3 thoughts on “Padres 2018 Player Grades: Starting Rotation

  1. Mitchell, Perdomo, and Richard are probably all guys competing in spring for one swing man/spot starter/long man position on the pitching staff, deployed much like Erlin was this year. 2/3 of them don’t likely survive the 25 man roster of 2019. Of the 3 Richard seems best suited.

    Nix needs to refine an out pitch. Though a strike thrower, he gives up hard contact, and lacks a real strikeout offering of any kind in his repertoire, which is very concerning, for now at least.

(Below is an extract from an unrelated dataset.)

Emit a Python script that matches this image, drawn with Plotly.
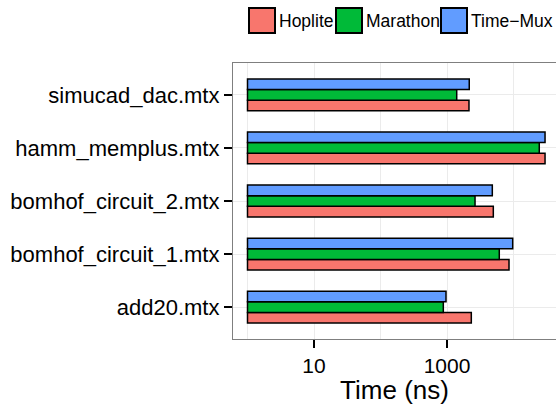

Another year in AAA is probably his lot while he hashes that issue out.

    Brett Kennedy is a competitor and can obviously scrap with the best of them as his AAA numbers prove, but that only takes you so far in the majors. His lack of major league quality stuff is starkly apparent when you watch him deal. It just looks pedestrian. Pair that with an opposing Rockies or Dodgers lineup and you know it’s going to be a white knuckle ride getting through the lineup 3 times.

  2. I do not see how Perdomo or Mitchell are with the organization; not just for their piss poor performance but equally so because of all the talent coming in. Heck I think you can make a case that Lauer could be on his way out if the team is as high on Allen as it appears.

    Nix is likely going to be pencilled in for 2019 but outside of Lucchessi I don’t think anyone in the rotation is/was safe.